Bir “genç” kadının sadece kadın olma hikayesinin bir uzantısı da nefretin yarattığı nefrettir. Zalim, yolunu kaybetmiş veya yolu olmayana yaptıklarıyla onu zalime, yani kendisine çevirir. Gerçek canavarlar ise bir canavar yaratırlar ve daha sonra yarattıklarından korkup kaçarlar. Fakat Carrie‘nin hikayesinde kaçabilenler fazla olmamıştır çünkü Carrie’nin dönüştüğü şey saf nefret barındırmaz. İçinde cinsel ve kadınsal bir güç vardır.

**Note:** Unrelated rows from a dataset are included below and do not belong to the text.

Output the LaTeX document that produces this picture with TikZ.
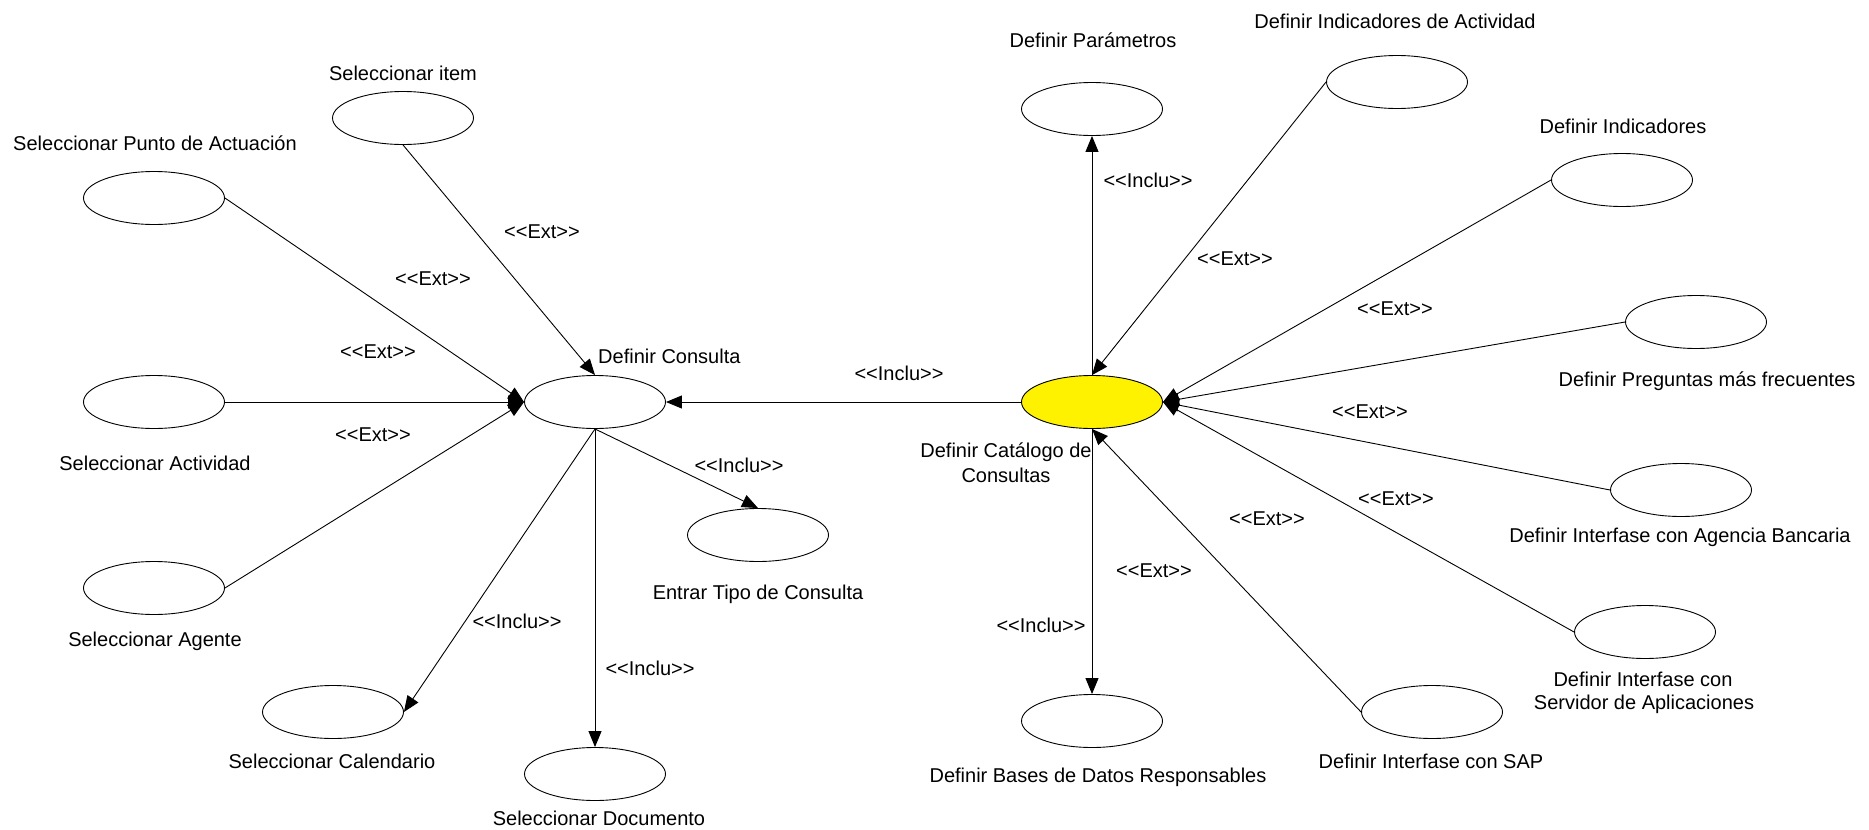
\documentclass[tikz,border=0pt]{standalone}
\usepackage{fontspec}
\setmainfont{Liberation Sans}
\usetikzlibrary{arrows.meta,shapes.geometric}
\newcommand{\stExt}{<\kern0pt<Ext>\kern0pt>}
\newcommand{\stInclu}{<\kern0pt<Inclu>\kern0pt>}
\begin{document}
\begin{tikzpicture}[x=1pt,y=-1pt,
  uc/.style={ellipse,draw,line width=0.9pt,minimum width=141pt,minimum height=53pt,inner sep=0pt,fill=white},
  lbl/.style={font=\fontsize{20}{25}\selectfont,inner sep=0pt,anchor=base},
  rel/.style={line width=0.9pt,-{Triangle[length=16pt,width=13pt]}}]
\useasboundingbox[fill=white] (0,0) rectangle (1869,830);
% use cases
\node[uc] (item) at (403,118) {};
\node[uc] (punto) at (154,198) {};
\node[uc] (activ) at (154,402) {};
\node[uc] (agente) at (154,588) {};
\node[uc] (calend) at (333,712) {};
\node[uc] (docu) at (595,774) {};
\node[uc] (entrar) at (758,535) {};
\node[uc] (consulta) at (595,402) {};
\node[uc,fill=yellow] (catal) at (1092,402) {};
\node[uc] (param) at (1092,109) {};
\node[uc] (indact) at (1397,82) {};
\node[uc] (indic) at (1622,180) {};
\node[uc] (pregun) at (1696,322) {};
\node[uc] (agencia) at (1681,490) {};
\node[uc] (servidor) at (1645,632) {};
\node[uc] (sap) at (1432,712) {};
\node[uc] (bases) at (1092,721) {};
% names
\node[lbl] (titem) at (403,80) {Seleccionar item};
\node[lbl] (tpunto) at (155,150) {Seleccionar Punto de Actuación};
\node[lbl] (tactiv) at (155,470) {Seleccionar Actividad};
\node[lbl] (tagente) at (155,646) {Seleccionar Agente};
\node[lbl] (tcalend) at (332,768) {Seleccionar Calendario};
\node[lbl] (tdocu) at (599,825) {Seleccionar Documento};
\node[lbl] (tentrar) at (758,599) {Entrar Tipo de Consulta};
\node[lbl,anchor=base west] (tconsulta) at (598,363) {Definir Consulta};
\node[lbl] (tcatal1) at (1006,457) {Definir Catálogo de};
\node[lbl] (tcatal2) at (1006,482) {Consultas};
\node[lbl] (tparam) at (1093,47) {Definir Parámetros};
\node[lbl] (tindact) at (1395,28) {Definir Indicadores de Actividad};
\node[lbl] (tindic) at (1623,133) {Definir Indicadores};
\node[lbl] (tpregun) at (1707,386) {Definir Preguntas más frecuentes};
\node[lbl] (tagencia) at (1680,542) {Definir Interfase con Agencia Bancaria};
\node[lbl] (tserv1) at (1643,686) {Definir Interfase con};
\node[lbl] (tserv2) at (1644,709) {Servidor de Aplicaciones};
\node[lbl] (tsap) at (1431,768) {Definir Interfase con SAP};
\node[lbl] (tbases) at (1098,782) {Definir Bases de Datos Responsables};
% relations
\draw[rel] (item.south) -- (consulta.north);
\draw[rel] (punto.east) -- (consulta.west);
\draw[rel] (activ.east) -- (consulta.west);
\draw[rel] (agente.east) -- (consulta.west);
\draw[rel] (consulta.south) -- (entrar.north);
\draw[rel] (consulta.south) -- (calend.east);
\draw[rel] (consulta.south) -- (docu.north);
\draw[rel] (catal.west) -- (consulta.east);
\draw[rel] (catal.north) -- (param.south);
\draw[rel] (indact.west) -- (catal.north);
\draw[rel] (indic.west) -- (catal.east);
\draw[rel] (pregun.west) -- (catal.east);
\draw[rel] (agencia.west) -- (catal.east);
\draw[rel] (servidor.west) -- (catal.east);
\draw[rel] (sap.west) -- (catal.south);
\draw[rel] (catal.south) -- (bases.north);
% stereotypes
\node[lbl] (s1) at (542,238) {\stExt};
\node[lbl] (s2) at (433,285) {\stExt};
\node[lbl] (s3) at (378,358) {\stExt};
\node[lbl] (s4) at (373,441) {\stExt};
\node[lbl] (s5) at (899,380) {\stInclu};
\node[lbl] (s6) at (739,472) {\stInclu};
\node[lbl] (s7) at (517,628) {\stInclu};
\node[lbl] (s8) at (650,675) {\stInclu};
\node[lbl] (s9) at (1148,187) {\stInclu};
\node[lbl] (s10) at (1235,265) {\stExt};
\node[lbl] (s11) at (1395,315) {\stExt};
\node[lbl] (s12) at (1370,418) {\stExt};
\node[lbl] (s13) at (1396,505) {\stExt};
\node[lbl] (s14) at (1267,525) {\stExt};
\node[lbl] (s15) at (1154,577) {\stExt};
\node[lbl] (s16) at (1041,632) {\stInclu};
\end{tikzpicture}
\end{document}
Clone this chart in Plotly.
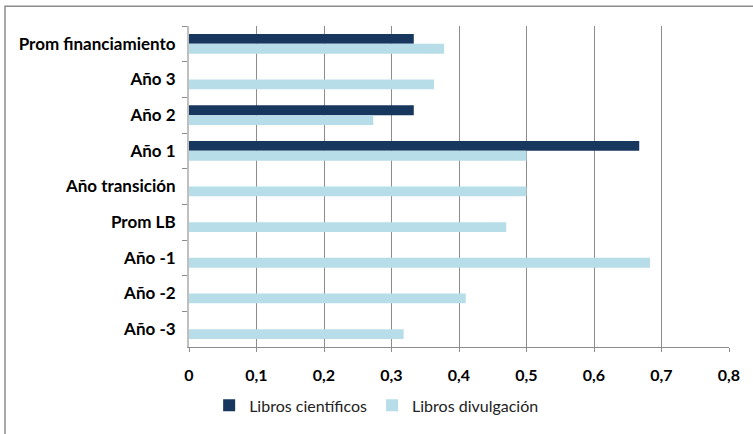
import plotly.graph_objects as go

# Categories listed top-to-bottom (axis reversed)
categories = ["Prom financiamiento", "Año 3", "Año 2", "Año 1", "Año transición",
              "Prom LB", "Año -1", "Año -2", "Año -3"]
libros_cientificos = [0.333, 0, 0.333, 0.667, 0, 0, 0, 0, 0]
libros_divulgacion = [0.378, 0.363, 0.273, 0.5, 0.5, 0.47, 0.683, 0.41, 0.318]
x_ticks = [0, 0.1, 0.2, 0.3, 0.4, 0.5, 0.6, 0.7, 0.8]

fig = go.Figure()
fig.add_trace(go.Bar(
    y=categories, x=libros_cientificos, orientation="h", name="Libros científicos",
    marker=dict(color="#17375E", line=dict(width=0)),
))
fig.add_trace(go.Bar(
    y=categories, x=libros_divulgacion, orientation="h", name="Libros divulgación",
    marker=dict(color="#B7DEE8", line=dict(width=0)),
))

fig.update_layout(
    width=753, height=434,
    margin=dict(l=189, r=24, t=26, b=82),
    paper_bgcolor="white", plot_bgcolor="white",
    barmode="group", bargap=0.45, bargroupgap=0,
    separators=",.",
    font=dict(family="Lato, 'Open Sans', sans-serif", color="#000000"),
    showlegend=True,
    legend=dict(orientation="h", x=0.3475, xanchor="center", y=-0.182, yanchor="middle",
                font=dict(size=16, color="#222222"), itemwidth=30, traceorder="normal",
                bgcolor="rgba(0,0,0,0)"),
    xaxis=dict(range=[0, 0.8], tickmode="array", tickvals=x_ticks,
               showgrid=True, gridcolor="#8C8C8C", gridwidth=1,
               showline=True, linecolor="#8C8C8C", linewidth=1,
               ticks="outside", ticklen=4, tickcolor="#8C8C8C",
               ticklabelstandoff=10, automargin=False,
               tickfont=dict(size=16, family="Lato, sans-serif", color="#000000", weight="bold"),
               zeroline=False, fixedrange=True),
    yaxis=dict(type="category", autorange="reversed", automargin=False,
               showline=True, linecolor="#BFBFBF", linewidth=2,
               ticks="outside", ticklen=5, tickcolor="#8C8C8C", tickson="boundaries",
               ticklabelstandoff=8,
               tickfont=dict(size=17, family="Lato, sans-serif", color="#000000", weight="bold"),
               showgrid=False, fixedrange=True),
    shapes=[dict(type="rect", xref="paper", yref="paper",
                 x0=(5 - 189) / 540, x1=(770 - 189) / 540,
                 y0=-(100 / 326), y1=1 + 20 / 326,
                 line=dict(color="#8C8C8C", width=1.5), fillcolor="rgba(0,0,0,0)",
                 layer="above")],
)

fig.write_html("out.html", config={"displayModeBar": False},
               post_script="document.body.style.margin='0px';document.body.style.padding='0px';")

Tüm bunlar birleştiğinde Carrie korkulan bir kabus, cehennemde yanacak bir cadı haline gelir. 

İlk kan ve son kan, Carrie‘nin normlar düzleminde nasıl görüldüğünü kanıtlar. İlk kan ilk kadınlığın “kirli” kanıdır, son kan ise kadınlığın gücünün suni olarak somutlaştırılmış hali olan domuz kanıdır. Çünkü toplumsal bakışa göre domuz kanı ile güçlü bir kadının kanı eşdeğerdir. 

Carrie White‘ın var oluşu bir korku hikayesi değil, bir korkunun hikayesidir. Bu korkuya sahip olan Carrie değil çevresindeki mizojinistler, yobazlar ve zorbalardır. Kadınlığın birçok halini içinde barındıran 1976 yapımı olan bu film başlı başına kanların tahlili niteliğindedir. Bu hikâyede ve sinematografide okunması gereken şey kandır. Söz uçar, yazı kaçar ama bir damla kan aktığı yeri asla terk etmez.